For years, Beitler has been trying to develop a $325 million, 2,000-foot-high broadcast tower designed by star architect Cesar Pelli to serve a new generation of digital broadcast technology.
By 2009, the federal government will require television broadcasters to transmit signals digitally. Today, analog technology pervades the airwaves.
In 2005, Beitler proposed building near Navy Pier the tower he touted as one of the world's tallest structures. It would have been close to another possible Chicago icon: the proposed $1.2 billion, 2,000-foot-high lakefront residential spire designed by Spanish architect Santiago Calatrava that would rise above Chicago's tallest building, the 1,450-foot-high Sears Tower.

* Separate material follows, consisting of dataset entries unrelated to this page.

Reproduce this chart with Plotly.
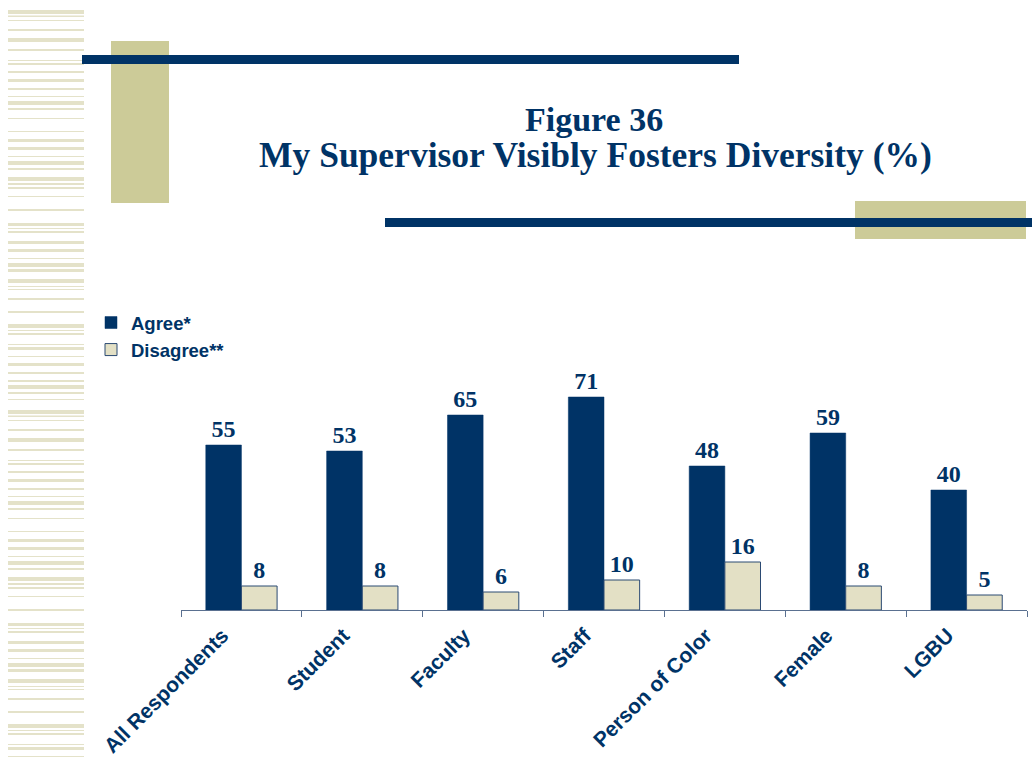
import plotly.graph_objects as go

# Survey results: share of respondents agreeing / disagreeing, by group
categories = ["All Respondents", "Student", "Faculty", "Staff",
              "Person of Color", "Female", "LGBU"]
agree = [55, 53, 65, 71, 48, 59, 40]
disagree = [8, 8, 6, 10, 16, 8, 5]

NAVY = "#003366"
BEIGE = "#E3E0C5"
KHAKI = "#CCCB98"
STRIPE = "#E4E2C9"

W_FIG, H_FIG = 1032, 759
L, R, T, B = 181, 1027, 370, 610


def px(x):
    return (x - L) / (R - L)


def py(y):
    return (B - y) / (B - T)


fig = go.Figure()
fig.add_trace(go.Bar(
    name="Agree*", x=categories, y=agree,
    marker=dict(color=NAVY, line=dict(color=NAVY, width=0.5)),
    text=agree, texttemplate="%{text}", textposition="outside",
    textfont=dict(family="Liberation Serif", size=24, color=NAVY, weight="bold"),
    constraintext="none", cliponaxis=False, legendgroup="a",
))
fig.add_trace(go.Bar(
    name="Disagree**", x=categories, y=disagree,
    marker=dict(color=BEIGE, line=dict(color="#2B4A73", width=1)),
    text=disagree, texttemplate="%{text}", textposition="outside",
    textfont=dict(family="Liberation Serif", size=24, color=NAVY, weight="bold"),
    constraintext="none", cliponaxis=False, legendgroup="b",
))

shapes = []

# striped band down the left edge
stripe_rows = [
    (10, 14), (15.5, 17), (20, 21), (29, 31), (38, 42), (49, 51), (60, 61),
    (63, 65), (71, 73), (79, 82), (88, 90), (96, 97), (101, 105), (108, 110),
    (118, 119), (131, 132), (139, 142), (147, 150), (156, 157), (161, 165),
    (168, 170), (177, 181), (183, 185), (187, 189), (196, 197), (209, 211),
    (223, 226), (228, 229), (231, 233), (241, 244), (249, 252), (258, 259),
    (263, 267), (269, 272), (279, 283), (286, 287), (289, 290), (298, 300),
    (311, 313), (324, 328), (330, 331), (333, 335), (344, 345), (347, 350),
    (356, 357), (363, 366), (372, 374), (380, 382), (385, 389), (392, 394),
    (399, 400),
]
for offset in (0, 400):
    for y0, y1 in stripe_rows:
        if y0 + offset > H_FIG:
            continue
        shapes.append(dict(type="rect", xref="paper", yref="paper",
                           x0=px(8), x1=px(84), y0=py(y0 + offset), y1=py(y1 + offset),
                           fillcolor=STRIPE, line=dict(width=0), layer="below"))

# khaki blocks
shapes.append(dict(type="rect", xref="paper", yref="paper",
                   x0=px(111), x1=px(169), y0=py(41), y1=py(203),
                   fillcolor=KHAKI, line=dict(width=0), layer="below"))
shapes.append(dict(type="rect", xref="paper", yref="paper",
                   x0=px(855), x1=px(1026), y0=py(201), y1=py(239),
                   fillcolor=KHAKI, line=dict(width=0), layer="below"))
# navy rules
shapes.append(dict(type="rect", xref="paper", yref="paper",
                   x0=px(82), x1=px(739), y0=py(55), y1=py(64),
                   fillcolor=NAVY, line=dict(width=0), layer="below"))
shapes.append(dict(type="rect", xref="paper", yref="paper",
                   x0=px(385), x1=px(1032), y0=py(218), y1=py(227),
                   fillcolor=NAVY, line=dict(width=0), layer="below"))

annotations = [
    dict(text="Figure 36", xref="paper", yref="paper", x=px(594), y=py(119),
         xanchor="center", yanchor="middle", showarrow=False,
         font=dict(family="Liberation Serif", size=34, color=NAVY, weight="bold")),
    dict(text="My Supervisor Visibly Fosters Diversity (%)", xref="paper", yref="paper",
         x=px(595), y=py(155), xanchor="center", yanchor="middle", showarrow=False,
         font=dict(family="Liberation Serif", size=35.5, color=NAVY, weight="bold")),
]

fig.update_layout(
    width=W_FIG, height=H_FIG,
    margin=dict(l=L, r=W_FIG - R, t=T, b=H_FIG - B, pad=0, autoexpand=False),
    paper_bgcolor="white", plot_bgcolor="white",
    barmode="group", bargap=0.41, bargroupgap=0,
    shapes=shapes, annotations=annotations,
    showlegend=True,
    legend=dict(x=px(91), y=py(304), xanchor="left", yanchor="top",
                font=dict(family="Liberation Sans", size=18.5, color=NAVY, weight="bold"),
                bgcolor="rgba(0,0,0,0)", traceorder="grouped", tracegroupgap=0,
                itemwidth=30),
    xaxis=dict(showline=True, linecolor="#5A7090", linewidth=1,
               ticks="outside", tickson="boundaries", ticklen=6, tickcolor="#5A7090",
               tickangle=-45, ticklabelshift=-19, ticklabelstandoff=4, automargin=False,
               tickfont=dict(family="Liberation Sans", size=21, color=NAVY, weight="bold"),
               showgrid=False, zeroline=False),
    yaxis=dict(visible=False, range=[0, 80], showgrid=False, zeroline=False,
               automargin=False),
)

fig.write_html("out.html")
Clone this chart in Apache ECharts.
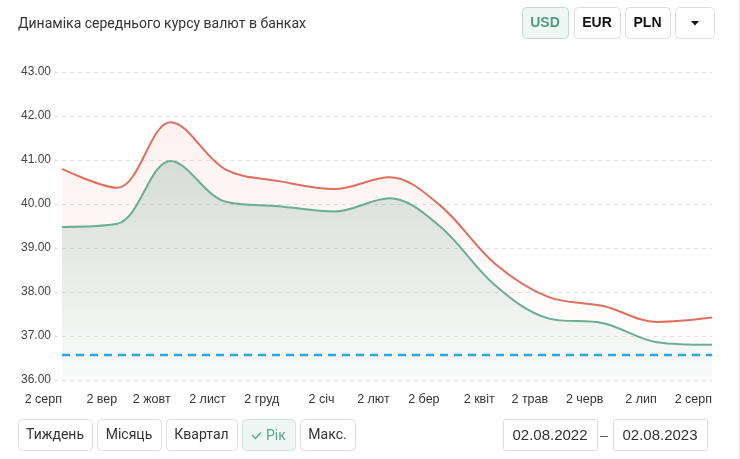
<!DOCTYPE html>
<html>
<head>
<meta charset="utf-8">
<script src="https://cdn.jsdelivr.net/npm/echarts@6/dist/echarts.min.js"></script>
<style>
  html, body { margin: 0; padding: 0; background: #fff; }
  #chart { width: 740px; height: 459px; }
</style>
</head>
<body>
<div id="chart"></div>
<script>
// курси по місяцях (читано з картинки)
const dates = ['2022-08-02', '2022-09-02', '2022-10-02', '2022-11-02', '2022-12-02', '2023-01-02', '2023-02-02',
  '2023-03-02', '2023-04-02', '2023-05-02', '2023-06-02', '2023-07-02', '2023-08-02'];
const monthLabels = ['2 серп', '2 вер', '2 жовт', '2 лист', '2 груд', '2 січ', '2 лют',
  '2 бер', '2 квіт', '2 трав', '2 черв', '2 лип', '2 серп'];
const sellRate = [40.80, 40.37, 41.86, 40.78, 40.52, 40.34, 40.61, 39.98, 38.65, 37.89, 37.68, 37.32, 37.42];
const buyRate = [39.48, 39.55, 40.98, 40.05, 39.95, 39.83, 40.13, 39.50, 38.16, 37.40, 37.29, 36.86, 36.80];
const nbuRate = 36.57;
const periodButtons = ['Тиждень', 'Місяць', 'Квартал', 'Рік', 'Макс.'];
const currencyButtons = ['USD', 'EUR', 'PLN'];
const dateFrom = '02.08.2022';
const dateTo = '02.08.2023';

// дні від початку періоду
const DAY = 86400000;
const t0 = Date.parse(dates[0]);
const days = dates.map(d => Math.round((Date.parse(d) - t0) / DAY));
const labelByDay = {};
days.forEach((d, i) => { labelByDay[d] = monthLabels[i]; });

const txtFont = 'Roboto, "Liberation Sans", Arial, sans-serif';
const axisFont = '"Liberation Sans", Arial, sans-serif';

function button(x, y, w, h, text, active, bold) {
  return [
    {
      type: 'rect',
      shape: { x: x + 0.5, y: y + 0.5, width: w, height: h, r: 4 },
      style: { fill: active ? '#eef7f3' : '#fff', stroke: active ? '#bfdccf' : '#dedede', lineWidth: 1 }
    },
    {
      type: 'text',
      style: {
        text: text, x: x + w / 2, y: y + h / 2 + 1,
        align: 'center', verticalAlign: 'middle', textAlign: 'center', textVerticalAlign: 'middle',
        font: (bold ? 'bold ' : '') + '14px ' + (bold ? axisFont : txtFont),
        fill: active ? '#4f9d7c' : (bold ? '#111' : '#333')
      }
    }
  ];
}

const graphics = [];
// верхні кнопки валют
const topX = [522, 574, 625];
const topW = [46, 46, 45];
currencyButtons.forEach((c, i) => graphics.push(...button(topX[i], 7, topW[i], 31, c, i === 0, true)));
graphics.push(...button(675, 7, 39, 31, '', false, false));
graphics.push({ type: 'polygon', shape: { points: [[691, 21], [699, 21], [695, 25.5]] }, style: { fill: '#111' } });

// нижні кнопки періодів
const botX = [18, 97, 166, 242, 300];
const botW = [74, 64, 71, 53, 55];
periodButtons.forEach((p, i) => {
  if (p === 'Рік') {
    graphics.push({
      type: 'rect',
      shape: { x: botX[i] + 0.5, y: 419.5, width: botW[i], height: 31, r: 4 },
      style: { fill: '#eef7f3', stroke: '#cfe5db', lineWidth: 1 }
    });
    graphics.push({
      type: 'polyline',
      shape: { points: [[252, 435], [255.5, 438.5], [261, 432.5]] },
      style: { stroke: '#5aa886', lineWidth: 1.3, fill: null }
    });
    graphics.push({
      type: 'text',
      style: { text: p, x: 266, y: 436, align: 'left', verticalAlign: 'middle', textVerticalAlign: 'middle',
        font: '14px ' + txtFont, fill: '#5aa886' }
    });
  } else {
    graphics.push(...button(botX[i], 419, botW[i], 31, p, false, false));
  }
});

// поля дат
[[503, dateFrom], [613, dateTo]].forEach(([x, t]) => {
  graphics.push({
    type: 'rect',
    shape: { x: x + 0.5, y: 419.5, width: 94, height: 31, r: 2 },
    style: { fill: '#fff', stroke: '#dcdcdc', lineWidth: 1 }
  });
  graphics.push({
    type: 'text',
    style: { text: t, x: x + 47, y: 436, align: 'center', verticalAlign: 'middle', textAlign: 'center',
      textVerticalAlign: 'middle', font: '15px ' + axisFont, fill: '#333' }
  });
});
graphics.push({
  type: 'text',
  style: { text: '–', x: 604, y: 436, align: 'center', verticalAlign: 'middle', textAlign: 'center',
    textVerticalAlign: 'middle', font: '14px ' + axisFont, fill: '#555' }
});
// права межа
graphics.push({ type: 'line', shape: { x1: 739.5, y1: 0, x2: 739.5, y2: 459 }, style: { stroke: '#e8e8e8', lineWidth: 1 } });

const chart = echarts.init(document.getElementById('chart'));
chart.setOption({
  animation: false,
  title: {
    text: 'Динаміка середнього курсу валют в банках',
    left: 13, top: 12,
    textStyle: { fontSize: 14, fontWeight: 'normal', color: '#333', fontFamily: txtFont }
  },
  grid: { left: 54, right: 28, top: 72, bottom: 79 },
  xAxis: {
    type: 'value',
    min: -4.5,
    max: days[days.length - 1],
    axisLine: { show: false },
    axisTick: { show: false },
    splitLine: { show: false },
    axisLabel: {
      customValues: days,
      formatter: v => labelByDay[v] || '',
      align: 'right',
      alignMinLabel: 'right',
      alignMaxLabel: 'right',
      margin: 13,
      color: '#333',
      fontSize: 12.5,
      fontFamily: axisFont,
      hideOverlap: false
    }
  },
  yAxis: {
    type: 'value',
    min: 36, max: 43, interval: 1,
    axisLine: { show: false },
    axisTick: { show: false },
    axisLabel: { formatter: v => v.toFixed(2), color: '#444', fontSize: 12, fontFamily: axisFont, margin: 3 },
    splitLine: { lineStyle: { color: '#e2e2e2', type: [4, 4], width: 1 } }
  },
  series: [
    {
      name: 'Продаж',
      type: 'line',
      smooth: 0.35,
      showSymbol: false,
      data: days.map((d, i) => [d, sellRate[i]]),
      lineStyle: { color: '#df6f5c', width: 2 },
      areaStyle: {
        color: new echarts.graphic.LinearGradient(0, 0, 0, 1, [
          { offset: 0, color: 'rgba(225,110,92,0.13)' },
          { offset: 1, color: 'rgba(225,110,92,0.0)' }
        ])
      },
      z: 2
    },
    {
      name: 'Купівля',
      type: 'line',
      smooth: 0.35,
      showSymbol: false,
      data: days.map((d, i) => [d, buyRate[i]]),
      lineStyle: { color: '#6aae93', width: 2 },
      areaStyle: {
        color: new echarts.graphic.LinearGradient(0, 0, 0, 1, [
          { offset: 0, color: 'rgba(75,140,110,0.22)' },
          { offset: 1, color: 'rgba(75,140,110,0.03)' }
        ]),
        opacity: 1
      },
      z: 3
    },
    {
      name: 'НБУ',
      type: 'line',
      showSymbol: false,
      clip: true,
      data: days.map(d => [d, nbuRate]),
      lineStyle: { color: '#2ba8e0', width: 2.5, type: [8, 6] },
      z: 4
    }
  ],
  graphic: graphics
});
</script>
</body>
</html>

But having two soaring structures dominate the shoreline didn't seem to fly with city officials or Streeterville neighbors. So, Beitler started talking to spire developer Christopher T. Carley about mounting the broadcast equipment atop his tower.
Last summer, however, Irish developer Garrett Kelleher, intent on building the Calatrava design, bought the spire site from Carley.
Now, the tower's top seven floors most likely will house luxury condominiums rather than digital broadcast facilities, a Kelleher spokesman, Chicago attorney Thomas J. Murphy, said Tuesday.
"We're 99 percent sure we won't do a broadcast tower," Murphy said in an interview. It's a "business that we don't know anything about."
Also, he added, broadcasters can now use antennas on the Sears and Hancock towers.
In addition, for aesthetic reasons, the proposed Calatrava spire will have underground, rather than surface, parking, Murphy said. Without a separate garage, Kelleher could more closely conform to Calatrava's vision of a design that focuses on one elegant high-rise, Murphy explained.
That decision clears a path for Beitler to again seek to build a separate 2,000-foot-high broadcast tower elsewhere.
In September, he agreed to take a 99-year ground lease from Sunbelt Management Co. of Delray Beach, Fla., on a 50,000-square-foot site at Illinois Street and Columbus Drive.
Beitler said he has financing commitments, and next month expects the city's major English- and Spanish-language broadcast outlets to sign lease agreements. By April, he plans to seek City Hall approval.
"Current broadcast facilities are adequate but antiquated," he said.